/---
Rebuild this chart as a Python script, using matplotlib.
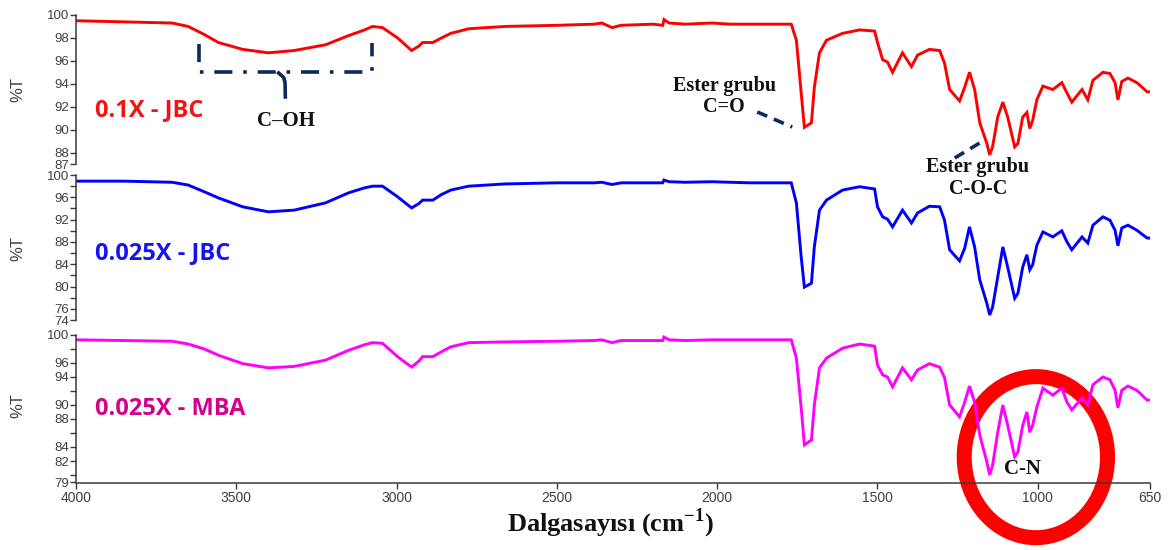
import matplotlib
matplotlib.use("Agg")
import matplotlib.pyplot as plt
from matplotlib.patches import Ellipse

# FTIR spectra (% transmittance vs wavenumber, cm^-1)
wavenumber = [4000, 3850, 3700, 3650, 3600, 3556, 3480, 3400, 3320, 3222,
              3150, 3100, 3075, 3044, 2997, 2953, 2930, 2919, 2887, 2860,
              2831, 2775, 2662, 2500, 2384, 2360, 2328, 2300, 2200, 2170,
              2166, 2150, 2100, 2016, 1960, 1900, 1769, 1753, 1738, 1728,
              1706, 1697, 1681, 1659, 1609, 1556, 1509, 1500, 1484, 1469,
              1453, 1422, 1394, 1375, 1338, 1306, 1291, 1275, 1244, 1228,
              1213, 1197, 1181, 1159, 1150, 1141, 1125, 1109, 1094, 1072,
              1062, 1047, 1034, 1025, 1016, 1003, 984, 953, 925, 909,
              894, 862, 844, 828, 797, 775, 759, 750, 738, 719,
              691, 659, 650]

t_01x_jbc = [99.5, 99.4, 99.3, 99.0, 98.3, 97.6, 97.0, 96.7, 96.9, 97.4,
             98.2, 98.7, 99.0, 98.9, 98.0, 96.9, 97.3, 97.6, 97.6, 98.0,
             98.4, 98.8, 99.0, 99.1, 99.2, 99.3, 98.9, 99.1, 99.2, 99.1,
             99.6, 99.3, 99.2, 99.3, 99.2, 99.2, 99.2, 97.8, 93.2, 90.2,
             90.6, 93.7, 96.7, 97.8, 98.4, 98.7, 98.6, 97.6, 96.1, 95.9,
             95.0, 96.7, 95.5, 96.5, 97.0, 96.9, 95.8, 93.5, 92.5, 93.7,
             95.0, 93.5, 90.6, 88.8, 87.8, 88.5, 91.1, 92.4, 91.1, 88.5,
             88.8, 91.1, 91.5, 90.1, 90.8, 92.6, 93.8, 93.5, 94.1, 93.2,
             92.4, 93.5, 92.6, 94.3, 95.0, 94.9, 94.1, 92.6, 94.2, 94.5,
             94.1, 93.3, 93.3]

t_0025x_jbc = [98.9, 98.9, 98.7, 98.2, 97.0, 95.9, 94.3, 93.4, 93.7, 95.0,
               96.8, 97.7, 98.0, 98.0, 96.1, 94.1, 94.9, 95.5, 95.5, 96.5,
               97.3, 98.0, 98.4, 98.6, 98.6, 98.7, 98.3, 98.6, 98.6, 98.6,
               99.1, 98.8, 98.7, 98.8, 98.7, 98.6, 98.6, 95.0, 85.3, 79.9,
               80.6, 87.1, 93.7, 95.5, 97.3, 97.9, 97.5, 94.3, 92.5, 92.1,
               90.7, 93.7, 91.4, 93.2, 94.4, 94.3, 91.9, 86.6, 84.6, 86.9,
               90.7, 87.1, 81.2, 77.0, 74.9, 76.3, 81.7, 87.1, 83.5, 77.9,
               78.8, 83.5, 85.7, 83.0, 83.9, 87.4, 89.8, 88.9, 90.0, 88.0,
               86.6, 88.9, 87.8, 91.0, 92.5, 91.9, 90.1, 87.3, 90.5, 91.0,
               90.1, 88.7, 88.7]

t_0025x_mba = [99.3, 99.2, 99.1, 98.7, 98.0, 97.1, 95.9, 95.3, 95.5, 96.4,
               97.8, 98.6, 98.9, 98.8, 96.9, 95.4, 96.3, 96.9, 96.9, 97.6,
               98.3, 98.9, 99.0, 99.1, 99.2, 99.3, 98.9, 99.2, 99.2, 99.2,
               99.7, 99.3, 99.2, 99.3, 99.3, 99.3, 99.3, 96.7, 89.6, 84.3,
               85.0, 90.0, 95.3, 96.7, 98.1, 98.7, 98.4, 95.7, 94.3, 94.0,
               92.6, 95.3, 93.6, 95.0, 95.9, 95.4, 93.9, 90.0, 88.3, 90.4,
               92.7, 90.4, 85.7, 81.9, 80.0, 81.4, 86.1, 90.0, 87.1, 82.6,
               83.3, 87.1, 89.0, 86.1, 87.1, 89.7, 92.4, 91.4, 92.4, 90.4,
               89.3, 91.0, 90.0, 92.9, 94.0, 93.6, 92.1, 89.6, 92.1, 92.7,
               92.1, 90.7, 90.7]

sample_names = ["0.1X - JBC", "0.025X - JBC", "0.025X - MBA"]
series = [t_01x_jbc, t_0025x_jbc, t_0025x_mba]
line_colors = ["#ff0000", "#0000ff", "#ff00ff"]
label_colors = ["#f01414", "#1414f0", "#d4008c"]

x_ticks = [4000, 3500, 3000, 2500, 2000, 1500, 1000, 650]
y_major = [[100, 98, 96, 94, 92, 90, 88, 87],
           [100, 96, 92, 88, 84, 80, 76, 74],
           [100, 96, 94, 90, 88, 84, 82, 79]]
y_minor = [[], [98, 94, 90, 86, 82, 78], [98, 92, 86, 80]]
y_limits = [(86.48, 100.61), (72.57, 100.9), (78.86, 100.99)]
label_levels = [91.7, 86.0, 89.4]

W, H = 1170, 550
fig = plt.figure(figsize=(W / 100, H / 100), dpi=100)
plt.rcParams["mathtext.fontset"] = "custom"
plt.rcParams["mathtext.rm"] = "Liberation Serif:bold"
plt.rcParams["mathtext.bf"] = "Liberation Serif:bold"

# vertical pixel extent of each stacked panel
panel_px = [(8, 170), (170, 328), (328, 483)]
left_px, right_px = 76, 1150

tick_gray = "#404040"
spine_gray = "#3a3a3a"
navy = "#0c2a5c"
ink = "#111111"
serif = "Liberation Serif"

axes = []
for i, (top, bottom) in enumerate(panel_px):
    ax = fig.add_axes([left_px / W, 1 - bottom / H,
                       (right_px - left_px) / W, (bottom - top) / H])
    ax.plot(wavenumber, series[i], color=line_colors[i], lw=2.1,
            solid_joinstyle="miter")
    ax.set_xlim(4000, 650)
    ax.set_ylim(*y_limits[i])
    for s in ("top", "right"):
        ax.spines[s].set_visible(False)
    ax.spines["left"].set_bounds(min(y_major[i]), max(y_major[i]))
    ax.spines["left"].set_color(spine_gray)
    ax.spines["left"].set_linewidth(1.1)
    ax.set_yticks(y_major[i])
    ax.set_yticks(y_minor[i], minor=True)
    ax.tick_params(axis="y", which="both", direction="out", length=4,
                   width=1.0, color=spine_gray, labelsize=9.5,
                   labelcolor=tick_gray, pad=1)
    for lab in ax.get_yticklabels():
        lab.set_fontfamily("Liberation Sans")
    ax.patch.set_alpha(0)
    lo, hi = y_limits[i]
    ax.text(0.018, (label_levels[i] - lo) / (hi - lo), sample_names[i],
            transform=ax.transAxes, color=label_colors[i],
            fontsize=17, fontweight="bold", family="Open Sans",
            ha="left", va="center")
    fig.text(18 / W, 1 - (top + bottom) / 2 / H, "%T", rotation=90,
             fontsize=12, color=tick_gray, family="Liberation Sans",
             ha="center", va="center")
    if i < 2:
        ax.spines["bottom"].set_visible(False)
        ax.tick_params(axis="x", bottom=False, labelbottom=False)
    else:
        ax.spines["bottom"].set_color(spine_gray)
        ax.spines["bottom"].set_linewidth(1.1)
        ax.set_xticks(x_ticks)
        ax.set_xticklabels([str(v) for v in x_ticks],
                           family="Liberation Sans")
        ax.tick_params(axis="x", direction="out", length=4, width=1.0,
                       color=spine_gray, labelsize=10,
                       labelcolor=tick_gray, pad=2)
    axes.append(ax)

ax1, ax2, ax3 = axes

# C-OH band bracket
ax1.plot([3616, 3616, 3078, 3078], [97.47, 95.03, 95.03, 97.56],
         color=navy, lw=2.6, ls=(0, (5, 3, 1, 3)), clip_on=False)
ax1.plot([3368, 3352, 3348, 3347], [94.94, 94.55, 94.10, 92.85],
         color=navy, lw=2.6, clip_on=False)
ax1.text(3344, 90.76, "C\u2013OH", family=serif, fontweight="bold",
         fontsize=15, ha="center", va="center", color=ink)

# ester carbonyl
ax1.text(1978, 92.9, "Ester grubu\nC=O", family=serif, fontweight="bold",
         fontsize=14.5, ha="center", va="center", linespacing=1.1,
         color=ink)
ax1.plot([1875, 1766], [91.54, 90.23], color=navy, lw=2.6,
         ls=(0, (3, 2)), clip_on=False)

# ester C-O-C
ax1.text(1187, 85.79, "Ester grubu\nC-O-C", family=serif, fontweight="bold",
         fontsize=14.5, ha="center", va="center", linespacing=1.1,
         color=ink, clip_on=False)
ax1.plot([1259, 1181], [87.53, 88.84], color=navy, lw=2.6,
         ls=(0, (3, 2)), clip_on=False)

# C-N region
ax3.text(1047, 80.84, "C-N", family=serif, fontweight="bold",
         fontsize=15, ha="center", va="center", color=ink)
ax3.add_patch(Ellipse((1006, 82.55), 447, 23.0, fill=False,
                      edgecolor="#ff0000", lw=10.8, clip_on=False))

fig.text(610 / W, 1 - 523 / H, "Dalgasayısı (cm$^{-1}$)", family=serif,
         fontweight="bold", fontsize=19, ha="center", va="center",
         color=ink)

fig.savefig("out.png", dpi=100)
\---
Aim of the exercise
Please restate the material above line by line, exactly, beginning at its first line and ending with the line that contains "691, 659, 650]", without any pictures.

Result of the task
Rebuild this chart as a Python script, using matplotlib.
import matplotlib
matplotlib.use("Agg")
import matplotlib.pyplot as plt
from matplotlib.patches import Ellipse

# FTIR spectra (% transmittance vs wavenumber, cm^-1)
wavenumber = [4000, 3850, 3700, 3650, 3600, 3556, 3480, 3400, 3320, 3222,
              3150, 3100, 3075, 3044, 2997, 2953, 2930, 2919, 2887, 2860,
              2831, 2775, 2662, 2500, 2384, 2360, 2328, 2300, 2200, 2170,
              2166, 2150, 2100, 2016, 1960, 1900, 1769, 1753, 1738, 1728,
              1706, 1697, 1681, 1659, 1609, 1556, 1509, 1500, 1484, 1469,
              1453, 1422, 1394, 1375, 1338, 1306, 1291, 1275, 1244, 1228,
              1213, 1197, 1181, 1159, 1150, 1141, 1125, 1109, 1094, 1072,
              1062, 1047, 1034, 1025, 1016, 1003, 984, 953, 925, 909,
              894, 862, 844, 828, 797, 775, 759, 750, 738, 719,
              691, 659, 650]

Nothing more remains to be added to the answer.